For more information, visit www.ato.gov.au
Examples of what items you can claim
While some people may have always worked from home, these new COVID-19 tax guidelines have muddied the waters slightly, according to Andrew.
“There’s likely to be more items than normal that you can claim on tax this year,” he explains. “The general rule of thumb still applies, as long as a claim is a business expense and your employer hasn’t reimbursed you for it, you can claim it in your return.”
Think utilities such as your energy and phone bills – but only for the work-related portion they’ve been used for.
“To help keep on track with managing this expense and splitting the work related portion out from general living expenses, having a dedicated room/office at home and keeping timesheets is a good idea,” Andrew suggests.
“Make sure you take into account other members of your household when you work out your expenses, if another member of your household is using the same area of the house or same service, you’ll need to apportion expenses accordingly.”
Generally, you can also claim the full value of small items such as computers and stationery up to $300 as a tax deduction, or the depreciation of assets over a certain amount of time.
“This includes office staples such as a desk, chair, computers and other general office equipment. You can also claim back the cost of keeping your workspace clean, any repair costs incurred and items including printer paper and ink,” Andrew says.
If you’re claiming a deduction for an asset that cost $300 or more, you need to calculate the decline in value for the period you:
● Owned the assets during the income year
● Used the assets for WFH purposes
Have your proof
“In order to maximise your refund and prove the above expenses, it’s a good idea to log your home working hours and any costs incurred in a diary,” Andrew suggests.
“As always, make sure you keep copies of all your receipts and bills, this makes life much easier once you’ve completed your tax return and saves you the hassle of having to retrospectively go back through documents. Being organised will also make sure you can make the most out of what you’re entitled to.”
What CAN’T you claim?
Unfortunately, your morning coffee run doesn’t count.
“Things like food, tea, coffee and lunch are not claimable as they are still regarded as discretionary expenses,” says Andrew.

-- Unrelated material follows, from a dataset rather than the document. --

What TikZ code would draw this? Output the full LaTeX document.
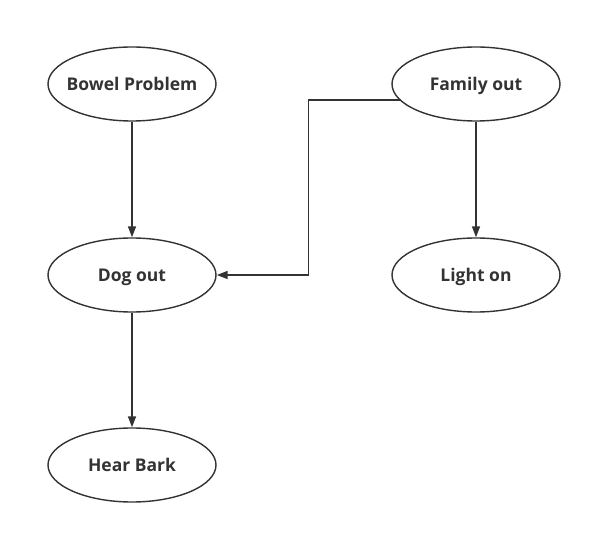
\documentclass[tikz,border=0pt]{standalone}
\usepackage{fontspec}
\setmainfont{Open Sans}
\usetikzlibrary{shapes.geometric,arrows.meta,calc}
\definecolor{ink}{HTML}{333333}
\begin{document}
\begin{tikzpicture}[x=1pt,y=-1pt,
  state/.style={ellipse,draw=ink,line width=1.4pt,minimum width=168pt,minimum height=74pt,inner ysep=0pt,inner xsep=-30pt,
    font=\fontsize{17.5}{20}\selectfont\bfseries,text=ink,text height=12.5pt,text depth=0pt},
  link/.style={draw=ink,line width=1.5pt,-{Triangle[length=11pt,width=8pt]}}]
\useasboundingbox (0,0) rectangle (592,534);
\node[state] (bowel) at (132,84) {Bowel Problem};
\node[state] (fam) at (476,84) {Family out};
\node[state] (dog) at (132,275) {Dog out};
\node[state] (light) at (476,275) {Light on};
\node[state] (bark) at (132,465) {Hear Bark};
\draw[link] (bowel) -- (dog);
\draw[link] (fam) -- (light);
\draw[link] (dog) -- (bark);
\draw[link] (fam.192.5) -| ($(dog.east)+(92,0)$) -- (dog.east);
\end{tikzpicture}
\end{document}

“The same rule applies here just as it would under normal circumstances, you can’t claim a deduction for the cost of a coffee if you grab one on your break at work. This is because you’re technically not incurring any additional expenses as you’d eat lunch regardless if at home or at work.”

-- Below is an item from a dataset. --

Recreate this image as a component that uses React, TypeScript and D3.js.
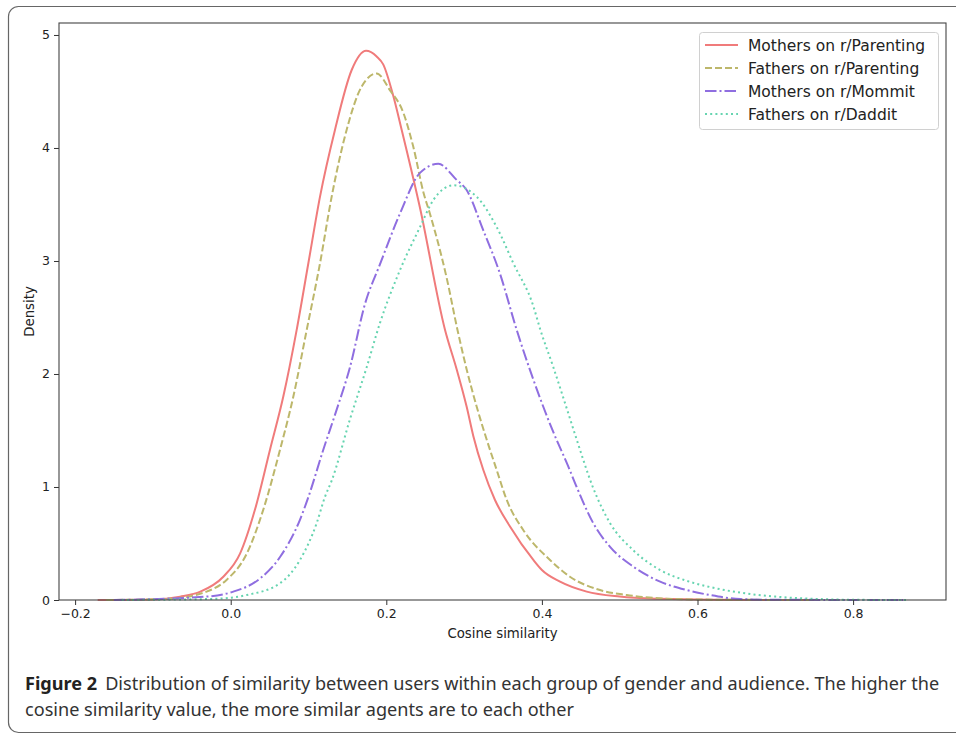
import React, { useEffect, useRef } from "react";
import * as d3 from "d3";

// Density curves: [cosine similarity, density]
const mothersParenting: [number, number][] = [
  [-0.171, 0], [-0.1, 0.005], [-0.065, 0.03], [-0.039, 0.074], [-0.0095, 0.206],
  [0.012, 0.41], [0.0312, 0.8], [0.0505, 1.33], [0.0676, 1.8], [0.0848, 2.39],
  [0.0998, 2.98], [0.1148, 3.57], [0.134, 4.16], [0.1555, 4.69], [0.174, 4.86],
  [0.1876, 4.81], [0.196, 4.74], [0.209, 4.46], [0.2198, 4.16], [0.243, 3.48],
  [0.2755, 2.39], [0.2905, 2.04], [0.3033, 1.71], [0.3119, 1.45], [0.3247, 1.15],
  [0.3397, 0.885], [0.359, 0.65], [0.389, 0.354], [0.4, 0.265], [0.4233, 0.162],
  [0.4576, 0.074], [0.5, 0.03], [0.552, 0.01], [0.62, 0.002], [0.75, 0],
];

const fathersParenting: [number, number][] = [
  [-0.16, 0], [-0.08, 0.01], [-0.031, 0.074], [-0.005, 0.18], [0.0206, 0.41],
  [0.0419, 0.8], [0.0634, 1.33], [0.0805, 1.8], [0.0977, 2.39], [0.1148, 2.98],
  [0.1298, 3.57], [0.149, 4.16], [0.168, 4.54], [0.1876, 4.66], [0.2048, 4.51],
  [0.222, 4.31], [0.2347, 4.01], [0.248, 3.6], [0.256, 3.42], [0.2776, 2.85],
  [0.2915, 2.39], [0.3033, 2.04], [0.3162, 1.71], [0.329, 1.42], [0.3419, 1.15],
  [0.3548, 0.885], [0.376, 0.62], [0.4104, 0.354], [0.436, 0.206], [0.4747, 0.088],
  [0.509, 0.044], [0.56, 0.012], [0.62, 0.003], [0.75, 0],
];

const mothersMommit: [number, number][] = [
  [-0.15, 0], [-0.031, 0.03], [0.0034, 0.074], [0.0377, 0.19], [0.0634, 0.38],
  [0.089, 0.71], [0.0998, 0.91], [0.119, 1.33], [0.136, 1.68], [0.1533, 2.06],
  [0.1726, 2.62], [0.1918, 2.97], [0.2176, 3.42], [0.2433, 3.78],
  [0.2669, 3.86], [0.29, 3.72], [0.303, 3.63], [0.3247, 3.27], [0.346, 2.89],
  [0.3676, 2.39], [0.389, 1.95], [0.4126, 1.52], [0.434, 1.18], [0.4447, 1.0],
  [0.466, 0.68], [0.4876, 0.47], [0.5175, 0.295], [0.552, 0.162], [0.586, 0.088],
  [0.616, 0.044], [0.655, 0.008], [0.7, 0.002], [0.868, 0],
];

const fathersDaddit: [number, number][] = [
  [-0.14, 0], [-0.022, 0.01], [0.0206, 0.044], [0.0634, 0.148], [0.089, 0.354],
  [0.1105, 0.68], [0.121, 0.91], [0.13, 1.06], [0.1533, 1.6], [0.1748, 2.06],
  [0.1918, 2.45], [0.2176, 2.92], [0.2433, 3.3], [0.2605, 3.54], [0.2862, 3.67],
  [0.316, 3.57], [0.3419, 3.3], [0.3633, 2.98], [0.389, 2.6], [0.3976, 2.4],
  [0.4147, 2.06], [0.434, 1.65], [0.4447, 1.42], [0.466, 0.99], [0.4876, 0.68],
  [0.5175, 0.44], [0.552, 0.265], [0.586, 0.17], [0.616, 0.115], [0.655, 0.065],
  [0.7, 0.03], [0.75, 0.01], [0.8, 0.002], [0.868, 0],
];

const seriesNames = [
  "Mothers on r/Parenting",
  "Fathers on r/Parenting",
  "Mothers on r/Mommit",
  "Fathers on r/Daddit",
];
const seriesColors = ["#f07b7b", "#bdb76b", "#8f6ee0", "#66d4b0"];
const seriesDash = ["none", "7,3", "11.5,3,2,3", "2,3.2"];

const xTicks = [-0.2, 0.0, 0.2, 0.4, 0.6, 0.8];
const yTicks = [0, 1, 2, 3, 4, 5];

const captionBold = "Figure 2";
const captionLine1 = "Distribution of similarity between users within each group of gender and audience. The higher the";
const captionLine2 = "cosine similarity value, the more similar agents are to each other";

const W = 956;
const H = 734;
const plotFont = "'DejaVu Sans', sans-serif";

const App = () => {
  const svgRef = useRef<SVGSVGElement>(null);

  useEffect(() => {
    const svg = d3.select(svgRef.current);
    svg.selectAll("*").remove();

    const margin = { top: 23, right: 10, bottom: 134, left: 59 };
    const innerWidth = W - margin.left - margin.right;
    const innerHeight = H - margin.top - margin.bottom;

    // outer figure frame
    svg.append("rect")
      .attr("x", 8.5).attr("y", 6.5)
      .attr("width", 960).attr("height", 726)
      .attr("rx", 10)
      .attr("fill", "#fff")
      .attr("stroke", "#666")
      .attr("stroke-width", 1.2);

    const g = svg.append("g")
      .attr("transform", `translate(${margin.left}, ${margin.top})`);

    const xScale = d3.scaleLinear().domain([-0.2207, 0.9194]).range([0, innerWidth]);
    const yScale = d3.scaleLinear().domain([0, 5.106]).range([innerHeight, 0]);

    const line = d3.line<[number, number]>()
      .x((d) => xScale(d[0]))
      .y((d) => yScale(d[1]))
      .curve(d3.curveMonotoneX);

    const allSeries = [mothersParenting, fathersParenting, mothersMommit, fathersDaddit];
    allSeries.forEach((s, i) => {
      g.append("path")
        .datum(s)
        .attr("fill", "none")
        .attr("stroke", seriesColors[i])
        .attr("stroke-width", 2)
        .attr("stroke-dasharray", seriesDash[i])
        .attr("d", line);
    });

    // axes
    const xAxis = g.append("g")
      .attr("transform", `translate(0, ${innerHeight})`)
      .call(d3.axisBottom(xScale).tickValues(xTicks).tickSize(5).tickPadding(4)
        .tickFormat((d) => d3.format(".1f")(d as number).replace("-", "\u2212")));
    const yAxis = g.append("g")
      .call(d3.axisLeft(yScale).tickValues(yTicks).tickSize(5).tickPadding(4)
        .tickFormat(d3.format("d")));
    [xAxis, yAxis].forEach((a) => {
      a.attr("font-family", plotFont).attr("font-size", 12.5);
      a.select(".domain").remove();
      a.selectAll("line").attr("stroke", "#333").attr("stroke-width", 1);
      a.selectAll("text").attr("fill", "#222");
    });

    // frame of the axes
    g.append("rect")
      .attr("width", innerWidth).attr("height", innerHeight)
      .attr("fill", "none")
      .attr("stroke", "#444")
      .attr("stroke-width", 1.1);

    g.append("text")
      .attr("x", innerWidth / 2)
      .attr("y", innerHeight + 38)
      .attr("text-anchor", "middle")
      .attr("font-family", plotFont)
      .attr("font-size", 13.3)
      .attr("fill", "#222")
      .text("Cosine similarity");

    g.append("text")
      .attr("transform", "rotate(-90)")
      .attr("x", -innerHeight / 2)
      .attr("y", -25)
      .attr("text-anchor", "middle")
      .attr("font-family", plotFont)
      .attr("font-size", 13.3)
      .attr("fill", "#222")
      .text("Density");

    // legend
    const legend = svg.append("g").attr("transform", "translate(699, 32)");
    legend.append("rect")
      .attr("x", 0.5).attr("y", 0.5)
      .attr("width", 239).attr("height", 97)
      .attr("rx", 3)
      .attr("fill", "#fff")
      .attr("stroke", "#d0d0d0");
    seriesNames.forEach((name, i) => {
      const cy = 13 + i * 23;
      legend.append("line")
        .attr("x1", 6).attr("x2", 39)
        .attr("y1", cy).attr("y2", cy)
        .attr("stroke", seriesColors[i])
        .attr("stroke-width", 2)
        .attr("stroke-dasharray", seriesDash[i]);
      legend.append("text")
        .attr("x", 49).attr("y", cy + 5.5)
        .attr("font-family", plotFont)
        .attr("font-size", 15.5)
        .attr("fill", "#222")
        .text(name);
    });

    // caption
    const cap = svg.append("g")
      .attr("font-family", "'Noto Sans', sans-serif")
      .attr("font-size", 18.1)
      .attr("fill", "#333");
    const t1 = cap.append("text").attr("x", 25).attr("y", 690);
    t1.append("tspan").attr("font-weight", "bold").attr("fill", "#222").text(captionBold);
    t1.append("tspan").attr("dx", 8).text(captionLine1);
    cap.append("text").attr("x", 25).attr("y", 716).text(captionLine2);
  }, []);

  return (
    <svg
      ref={svgRef}
      width={W}
      height={H}
      style={{ position: "absolute", left: 0, top: 0, background: "#fff" }}
    />
  );
};

export default App;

You also can’t claim anything you’ve been reimbursed for or has been paid for directly by your employer.
For those on JobSeeker or Jobkeeper
For JobKeeper, affected employers will be able to claim a taxable fortnightly payment of $1,500 per eligible employee for a maximum of six months, which then must be passed onto employees.

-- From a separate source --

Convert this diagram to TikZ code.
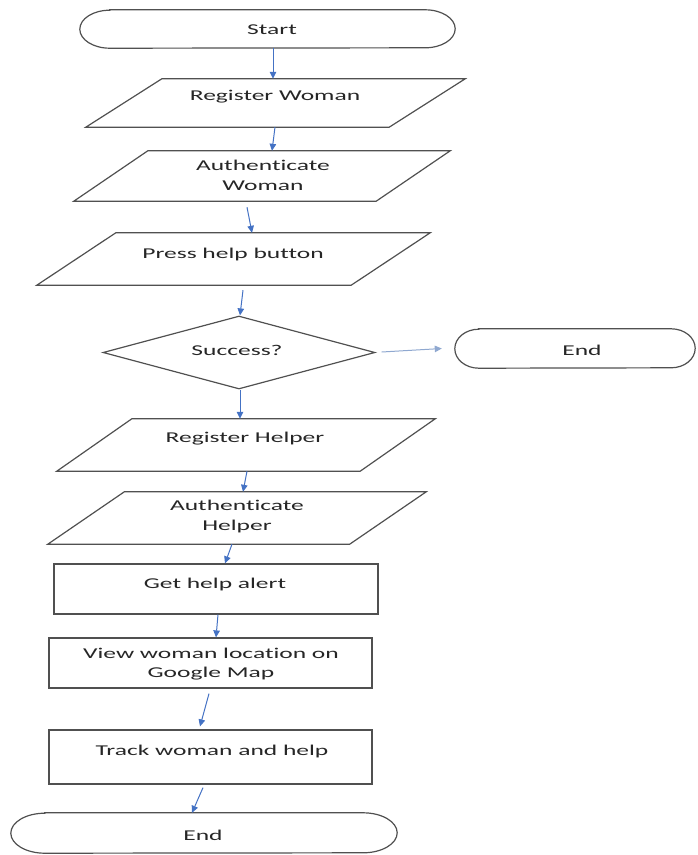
\documentclass[tikz,border=0pt]{standalone}
\usepackage{fontspec}
\setmainfont[FakeStretch=1.7, Ligatures=NoCommon]{Carlito}
\usetikzlibrary{shapes.geometric,arrows.meta,calc}
\definecolor{edge}{HTML}{505050}
\definecolor{arrowblue}{HTML}{4472C4}
\definecolor{arrowlight}{HTML}{8FA8D0}
\definecolor{txt}{HTML}{262626}
\tikzset{
  shp/.style={draw=edge, line width=1.2pt, inner sep=0pt, text=txt},
  parabox/.style={rectangle, inner sep=0pt},
  outline/.style={draw=edge, line width=1.2pt, line join=miter},
  dia/.style={shp, diamond},
  boxx/.style={shp, rectangle},
  lbl/.style={inner sep=0pt, text=txt, align=center, font=\fontsize{15}{19.5}\selectfont},
  arr/.style={draw=arrowblue, line width=1pt, -{Triangle[length=7pt,width=6.5pt]}},
  arrl/.style={draw=arrowlight, line width=1pt, -{Triangle[length=7pt,width=6.5pt]}},
}
\newcommand\drawpara[2]{\draw[outline] (#1.south west) -- ($(#1.north west)+(#2,0)$) -- (#1.north east) -- ($(#1.south east)+(-#2,0)$) -- cycle;}
\newcommand\drawterm[3]{\draw[outline] ($(#1.north west)+(#2,0)$) -- ($(#1.north east)+(-#2,0)$) arc[start angle=90,end angle=-90,x radius=#2pt,y radius=#3pt] -- ($(#1.south west)+(#2,0)$) arc[start angle=270,end angle=90,x radius=#2pt,y radius=#3pt] -- cycle;}
\newcommand\nlg{\kern0pt\relax}
\begin{document}
\begin{tikzpicture}[x=1pt,y=-1pt]
\useasboundingbox (0,0) rectangle (697,855);
% shapes
\node[parabox, minimum width=375pt, minimum height=38pt] (st) at (267.5,29) {};
\drawterm{st}{30}{19}
\node[parabox, minimum width=379pt, minimum height=48pt] (rw) at (275.5,103) {};
\drawpara{rw}{76}
\node[parabox, minimum width=376pt, minimum height=50pt] (aw) at (262,176) {};
\drawpara{aw}{74}
\node[parabox, minimum width=393pt, minimum height=52pt] (ph) at (233.5,259) {};
\drawpara{ph}{79}
\node[dia, minimum width=272pt, minimum height=73pt] (dc) at (239,352.5) {};
\node[parabox, minimum width=240pt, minimum height=39pt] (er) at (575,348.5) {};
\drawterm{er}{24}{19.5}
\node[parabox, minimum width=378pt, minimum height=52pt] (rh) at (246,445) {};
\drawpara{rh}{75}
\node[parabox, minimum width=378pt, minimum height=52pt] (ah) at (237,518) {};
\drawpara{ah}{76.5}
\node[boxx, minimum width=324pt, minimum height=50pt] (gh) at (216,589) {};
\node[boxx, minimum width=323pt, minimum height=50pt] (vw) at (210.5,663) {};
\node[boxx, minimum width=323pt, minimum height=54pt] (tr) at (210.5,757) {};
\node[parabox, minimum width=386pt, minimum height=40pt] (ed) at (204,833) {};
\drawterm{ed}{34}{20}
% labels
\node[lbl] (st-t) at (272,30) {Start};
\node[lbl] (rw-t) at (275,97) {Register Woman};
\node[lbl] (aw-t) at (263,175.5) {Authent\nlg icate\\Woman};
\node[lbl] (ph-t) at (233,254) {Press help button};
\node[lbl] (dc-t) at (237,350) {Success?};
\node[lbl] (er-t) at (582,350) {End};
\node[lbl] (rh-t) at (245,439) {Register Helper};
\node[lbl] (ah-t) at (237,516.5) {Authent\nlg icate\\Helper};
\node[lbl] (gh-t) at (215,584) {Get help alert};
\node[lbl] (vw-t) at (211,664) {View woman locat\nlg ion on\\Google Map};
\node[lbl] (tr-t) at (212,751) {Track woman and help};
\node[lbl] (ed-t) at (203,835) {End};
% connectors
\draw[arr] ($(st.south)+(5.5,0)$) -- ($(rw.north)+(-2.5,0)$);
\draw[arr] ($(rw.south)+(-0.5,0)$) -- ($(aw.north)+(10,0)$);
\draw[arr] ($(aw.south)+(-15,6)$) -- ($(ph.north)+(18.5,0)$);
\draw[arr] ($(ph.south)+(9.5,5)$) -- ($(dc.north)+(1,0)$);
\draw[arr] ($(dc.south)+(1,0)$) -- ($(rh.north)+(-6,0)$);
\draw[arr] ($(rh.south)+(1,0)$) -- ($(ah.north)+(6,0)$);
\draw[arr] ($(ah.south)+(-5,0)$) -- ($(gh.north)+(9,0)$);
\draw[arr] ($(gh.south)+(2,0)$) -- ($(vw.north)+(5.5,0)$);
\draw[arr] ($(vw.south)+(-1.5,5)$) -- ($(tr.north)+(-10.5,-3)$);
\draw[arr] ($(tr.south)+(-7.5,3)$) -- ($(ed.north)+(-12,0)$);
\draw[arrl] ($(dc.east)+(6,-0.5)$) -- ($(er.west)+(-13,0)$);
\end{tikzpicture}
\end{document}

For individuals aged between 22 and the Age Pension age who require financial assistance while looking for work, the government offers the JobSeeker payment – an additional $550 per fortnight, to new and existing eligible income support recipients.
“If you are receiving either of their payments, it makes little difference to your tax return, as these amounts are taxable as normal income,” says Andrew.
“With all the changes that have come into place this financial year it can be pretty confusing. To make sure you get the most out of your return, you should talk to your financial adviser and an accountant.”
This is general advice and before taking any action, consult a financial planner to consider how appropriate the advice is to your objectives, financial situation and needs.